Given task
Lift out each line of the data that holds "matplotlib".

Collected data

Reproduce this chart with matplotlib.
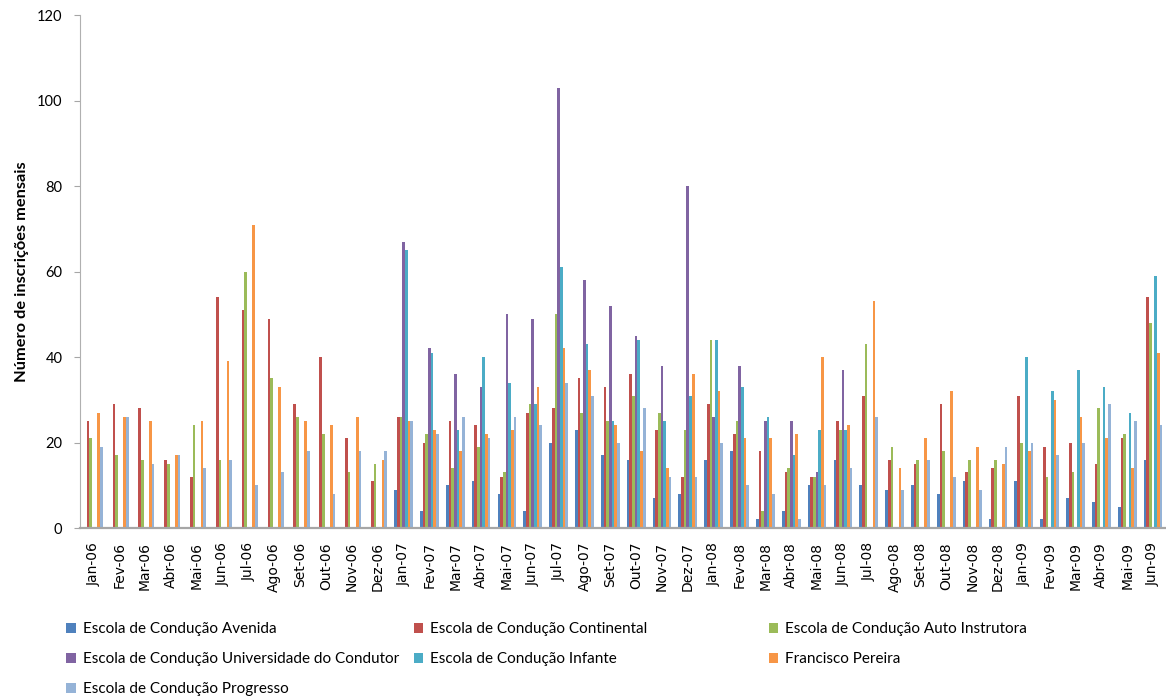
import matplotlib.pyplot as plt
import numpy as np

plt.rcParams['font.family'] = ['Lato', 'DejaVu Sans']

months = ["Jan-06", "Fev-06", "Mar-06", "Abr-06", "Mai-06", "Jun-06", "Jul-06", "Ago-06",
          "Set-06", "Out-06", "Nov-06", "Dez-06",
          "Jan-07", "Fev-07", "Mar-07", "Abr-07", "Mai-07", "Jun-07", "Jul-07", "Ago-07",
          "Set-07", "Out-07", "Nov-07", "Dez-07",
          "Jan-08", "Fev-08", "Mar-08", "Abr-08", "Mai-08", "Jun-08", "Jul-08", "Ago-08",
          "Set-08", "Out-08", "Nov-08", "Dez-08",
          "Jan-09", "Fev-09", "Mar-09", "Abr-09", "Mai-09", "Jun-09"]

# values (0 = no bar)
avenida = [0, 0, 0, 0, 0, 0, 0, 0, 0, 0, 0, 0,
           9, 4, 10, 11, 8, 4, 20, 23, 17, 16, 7, 8,
           16, 18, 2, 4, 10, 16, 10, 9, 10, 8, 11, 2,
           11, 2, 7, 6, 5, 16]
continental = [25, 29, 28, 16, 12, 54, 51, 49, 29, 40, 21, 11,
               26, 20, 25, 24, 12, 27, 28, 35, 33, 36, 23, 12,
               29, 22, 18, 13, 12, 25, 31, 16, 15, 29, 13, 14,
               31, 19, 20, 15, 21, 54]
auto_instrutora = [21, 17, 16, 15, 24, 16, 60, 35, 26, 22, 13, 15,
                   26, 22, 14, 19, 13, 29, 50, 27, 25, 31, 27, 23,
                   44, 25, 4, 14, 12, 23, 43, 19, 16, 18, 16, 16,
                   20, 12, 13, 28, 22, 48]
universidade = [0, 0, 0, 0, 0, 0, 0, 0, 0, 0, 0, 0,
                67, 42, 36, 33, 50, 49, 103, 58, 52, 45, 38, 80,
                26, 38, 25, 25, 13, 37, 0, 0, 0, 0, 0, 0,
                0, 0, 0, 0, 0, 0]
infante = [0, 0, 0, 0, 0, 0, 0, 0, 0, 0, 0, 0,
           65, 41, 23, 40, 34, 29, 61, 43, 25, 44, 25, 31,
           44, 33, 26, 17, 23, 23, 0, 0, 0, 0, 0, 0,
           40, 32, 37, 33, 27, 59]
francisco = [27, 26, 25, 17, 25, 39, 71, 33, 25, 24, 26, 16,
             25, 23, 18, 22, 23, 33, 42, 37, 24, 18, 14, 36,
             32, 21, 21, 22, 40, 24, 53, 14, 21, 32, 19, 15,
             18, 30, 26, 21, 14, 41]
progresso = [19, 26, 15, 17, 14, 16, 10, 13, 18, 8, 18, 18,
             25, 22, 26, 21, 26, 24, 34, 31, 20, 28, 12, 12,
             20, 10, 8, 2, 10, 14, 26, 9, 16, 12, 9, 19,
             20, 17, 20, 29, 25, 24]

names = ["Escola de Condução Avenida", "Escola de Condução Continental",
         "Escola de Condução Auto Instrutora", "Escola de Condução Universidade do Condutor",
         "Escola de Condução Infante", "Francisco Pereira", "Escola de Condução Progresso"]
series = [avenida, continental, auto_instrutora, universidade, infante, francisco, progresso]
colors = ['#4F81BD', '#C0504D', '#9BBB59', '#8064A2', '#4BACC6', '#F79646', '#95B3D7']

fig, ax = plt.subplots(figsize=(11.66, 6.99), dpi=100)
fig.subplots_adjust(left=0.069, right=1.0, bottom=0.2446, top=0.9785)

x = np.arange(len(months))
w = 0.104
handles = []
for k in range(7):
    b = ax.bar(x + (k - 3) * w, series[k], width=w, color=colors[k], linewidth=0)
    handles.append(b)

ax.set_xlim(-0.5, len(months) - 0.5)
ax.set_ylim(0, 120)
ax.set_yticks(range(0, 121, 20))
ax.set_xticks(x)
ax.set_xticklabels(months, rotation=90, fontsize=10, family='DejaVu Sans')
ax.tick_params(axis='x', length=0, pad=10)
ax.tick_params(axis='y', direction='out', length=4, color='#A6A6A6', pad=9, labelsize=10.5)
for s in ['top', 'right']:
    ax.spines[s].set_visible(False)
ax.spines['left'].set_color('#B0B0B0')
ax.spines['bottom'].set_color('#A6A6A6')
ax.spines['bottom'].set_linewidth(1.6)

ax.set_ylabel('Número de inscrições mensais', fontsize=11.8, fontweight='bold')
ax.yaxis.set_label_coords(-0.047, 0.5)

# legend in three columns laid out like the original
cols = [[0, 3, 6], [1, 4], [2, 5]]
xpos = [0.057, 0.355, 0.6595]
for c, idx in enumerate(cols):
    leg = fig.legend([handles[i] for i in idx], [names[i] for i in idx],
                     loc='upper left', bbox_to_anchor=(xpos[c], 0.11),
                     frameon=False, fontsize=11, handlelength=0.6, handleheight=0.6,
                     handletextpad=0.45, labelspacing=1.06, borderaxespad=0, borderpad=0)

plt.savefig("out.png", dpi=100)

Answer to this problem
Reproduce this chart with matplotlib.
import matplotlib.pyplot as plt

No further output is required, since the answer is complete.